Assim, continuam em vigor as conclusões a serem tiradas da errônea utilização da cautela como via para a antecipação de tutela: o processo deve ser extinto sem julgamento de mérito, não sendo admitida a fungibilidade. Esta, a teor da nova lei, admite-se somente no sentido inverso, deixando incólumes as afirmações já tecidas.
14- Conclusões.
Hoje mais do que nunca é de se reconhecer a vocação instrumental do processo sem que isto implique, contudo, negar a sua autonomia dogmático-estrutural. Como instrumento que é, o processo deve se amoldar à realidade a que se aplica, caso contrário esta fadado, como qualquer ramo do direito, a perder legitimidade , propiciando a formação de segmentos não cobertos pela tutela jurisdicional. Nesta busca incessante de acompanhar a realidade, ante a impossibilidade de se prever todas as situações pelo dinamismo crescente da sociedade moderna, algumas vezes ocorre uma disparidade entre a norma e o fato e nestes casos temos que nos valer de interpretação e adaptação para preencher estas lacunas. Entre dois males, ode subverter a estrutura e finalidade de um instituto jurídico e deixar o fato sem apreciação, prefere-se o primeiro porque menos danoso.

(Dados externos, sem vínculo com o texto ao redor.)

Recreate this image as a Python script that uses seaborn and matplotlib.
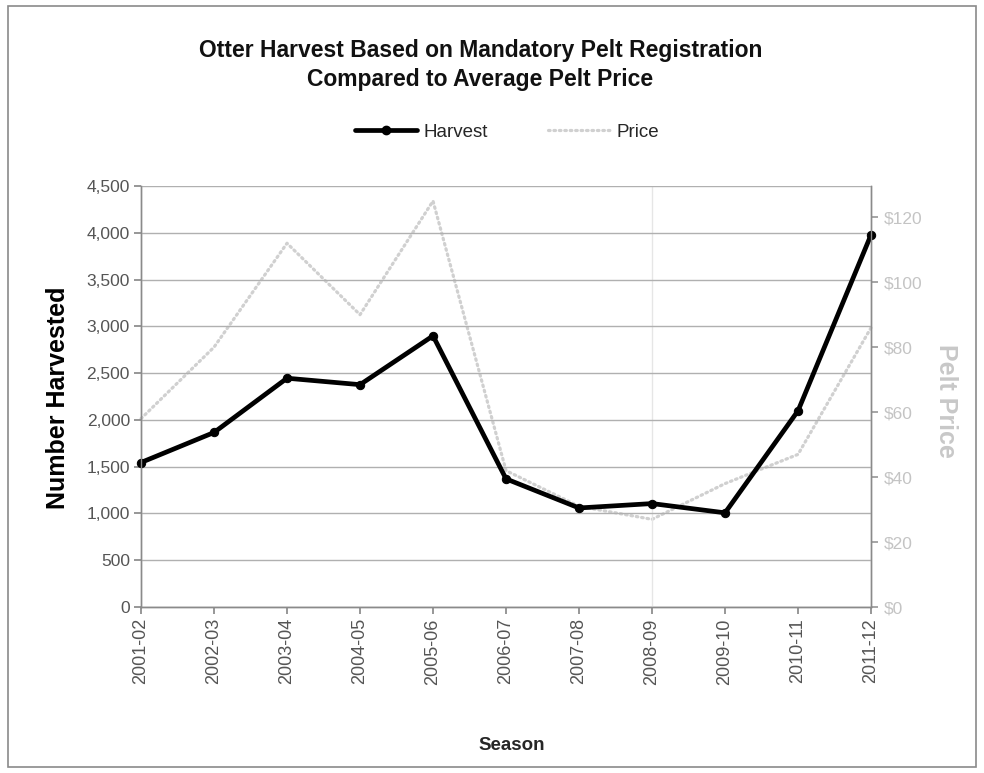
import matplotlib
matplotlib.use("Agg")
import matplotlib.pyplot as plt
import seaborn as sns
import pandas as pd
from matplotlib.lines import Line2D
from matplotlib.patches import Rectangle
from matplotlib.ticker import FuncFormatter, MultipleLocator

# Otter harvest (mandatory pelt registration) and average pelt price by season
seasons = ["2001-02", "2002-03", "2003-04", "2004-05", "2005-06", "2006-07",
           "2007-08", "2008-09", "2009-10", "2010-11", "2011-12"]
harvest = [1545, 1866, 2446, 2377, 2899, 1370, 1059, 1106, 1007, 2098, 3979]
price = [58, 80, 112, 90, 125, 42, 31, 27, 38, 47, 86]

df = pd.DataFrame({"pos": range(len(seasons)), "Season": seasons,
                   "Harvest": harvest, "Price": price})

sns.set_theme(style="white")
plt.rcParams["font.family"] = ["Liberation Sans", "DejaVu Sans"]

fig = plt.figure(figsize=(9.84, 7.73), dpi=100)
fig.patch.set_facecolor("white")
fig.patches.append(Rectangle((0.008, 0.008), 0.984, 0.984, transform=fig.transFigure,
                             fill=False, edgecolor="#8a8a8a", linewidth=1.2))

ax = fig.add_axes([0.1433, 0.2147, 0.7419, 0.5446])
ax2 = ax.twinx()

price_color = "#d0d0d0"
price_dash = (0, (0.5, 1.2))
sns.lineplot(data=df, x="pos", y="Price", ax=ax2, color=price_color,
             linewidth=2.3, linestyle=price_dash, dash_capstyle="round",
             clip_on=False, legend=False)
sns.lineplot(data=df, x="pos", y="Harvest", ax=ax, color="black", linewidth=3.4,
             marker="o", markersize=6, markeredgecolor="black", clip_on=False,
             legend=False)

# harvest axis on top of the price axis
ax.set_zorder(ax2.zorder + 1)
ax.patch.set_visible(False)

ax.set_xlim(0, len(seasons) - 1)
ax.set_ylim(0, 4500)
ax.yaxis.set_major_locator(MultipleLocator(500))
ax.yaxis.set_major_formatter(FuncFormatter(lambda v, p: f"{int(v):,}"))
ax.set_xticks(df["pos"])
ax.set_xticklabels(seasons, rotation=90, fontsize=13, color="#555555")
ax.tick_params(axis="y", labelsize=12.5, labelcolor="#555555", length=5,
               color="#8a8a8a", direction="out", left=True, pad=3)
ax.tick_params(axis="x", length=5, color="#8a8a8a", direction="out", bottom=True, pad=3)
ax.grid(axis="y", color="#b0b0b0", linewidth=1.0)
ax.axvline(7, color="#e6e6e6", linewidth=1.0, zorder=0)

ax2.set_ylim(0, 129.6)
ax2.yaxis.set_major_locator(MultipleLocator(20))
ax2.yaxis.set_major_formatter(FuncFormatter(lambda v, p: f"${int(v)}"))
ax2.tick_params(axis="y", labelsize=12.5, labelcolor="#c4c4c4", length=5,
                color="#9a9a9a", direction="out", right=True, pad=4)
ax2.grid(False)

for a in (ax, ax2):
    a.spines["top"].set_visible(False)
    for side in ("left", "right", "bottom"):
        a.spines[side].set_color("#8a8a8a")
        a.spines[side].set_linewidth(1.0)

ax.set_xlabel("")
ax.set_ylabel("")
ax2.set_ylabel("")
fig.text(0.059, 0.486, "Number Harvested", rotation=90, ha="center", va="center",
         fontsize=18, fontweight="bold", color="black")
fig.text(0.961, 0.481, "Pelt Price", rotation=270, ha="center", va="center",
         fontsize=18, fontweight="bold", color="#c8c8c8")
fig.text(0.52, 0.036, "Season", ha="center", va="center", fontsize=13.5,
         fontweight="bold")

fig.text(0.488, 0.916, "Otter Harvest Based on Mandatory Pelt Registration\n"
         "Compared to Average Pelt Price", ha="center", va="center",
         fontsize=16.5, fontweight="bold", linespacing=1.3, color="#111111")

handles = [Line2D([], [], color="black", linewidth=3.4, marker="o", markersize=6),
           Line2D([], [], color=price_color, linewidth=2.3, linestyle=price_dash,
                  dash_capstyle="round")]
fig.legend(handles, ["Harvest", "Price"], loc="center", bbox_to_anchor=(0.515, 0.829),
           ncol=2, frameon=False, handlelength=3.3, columnspacing=3.2,
           handletextpad=0.35, prop={"size": 13.5})

fig.savefig("out.png", dpi=100, facecolor="white")
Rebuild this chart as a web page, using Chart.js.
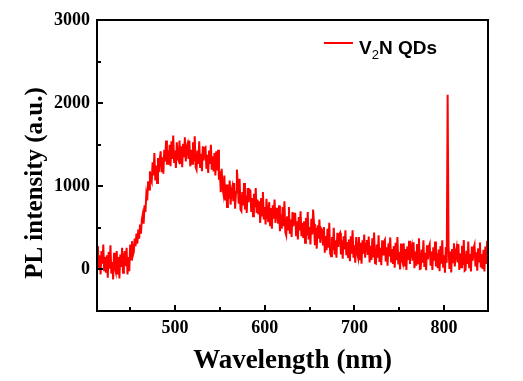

Há que observar, contudo, que a anomalia só persiste porquanto não se crie o instrumento adequado. No caso específico das cautelas satisfativas, o artigo 273, na redação que lhe deu a reforma processual de 1994, indubitavelmente criou um mecanismo apto a cobrir a necessidade de antecipação dos efeitos da tutela. Submeteu o legislador, atento a uma tradição arraigada em nosso sistema de prestígio dos juízos de certeza, a antecipação a uma sistemática mais rígida do que a requerida para acautela. Se certo ou errado este proceder não está em questão aqui pois legem habemus.
Afastada a necessidade de uso do instrumento anômalo pela existência de previsão específica de outro que lhe faça as vezes, não se pode tolerar a permanência das cautelares satisfativas, pena de tornarmos letra morta a dicção do artigo 273 do CPC. Frente a casos em que se veicule demanda deste teor, nada restará ao magistrado senão aplicar o artigo 267, inc. VI do CPC extinguindo o feito sem julgamento de mérito porque não há mais espaço para cautelares satisfativas no direito brasileiro. Há que valer-se o jurisdicionado do artigo 273 para a obtenção de antecipação dos efeitos da tutela e se submeter a todos os seus requisitos, ficando banida a utilização das cautelas satisfativas.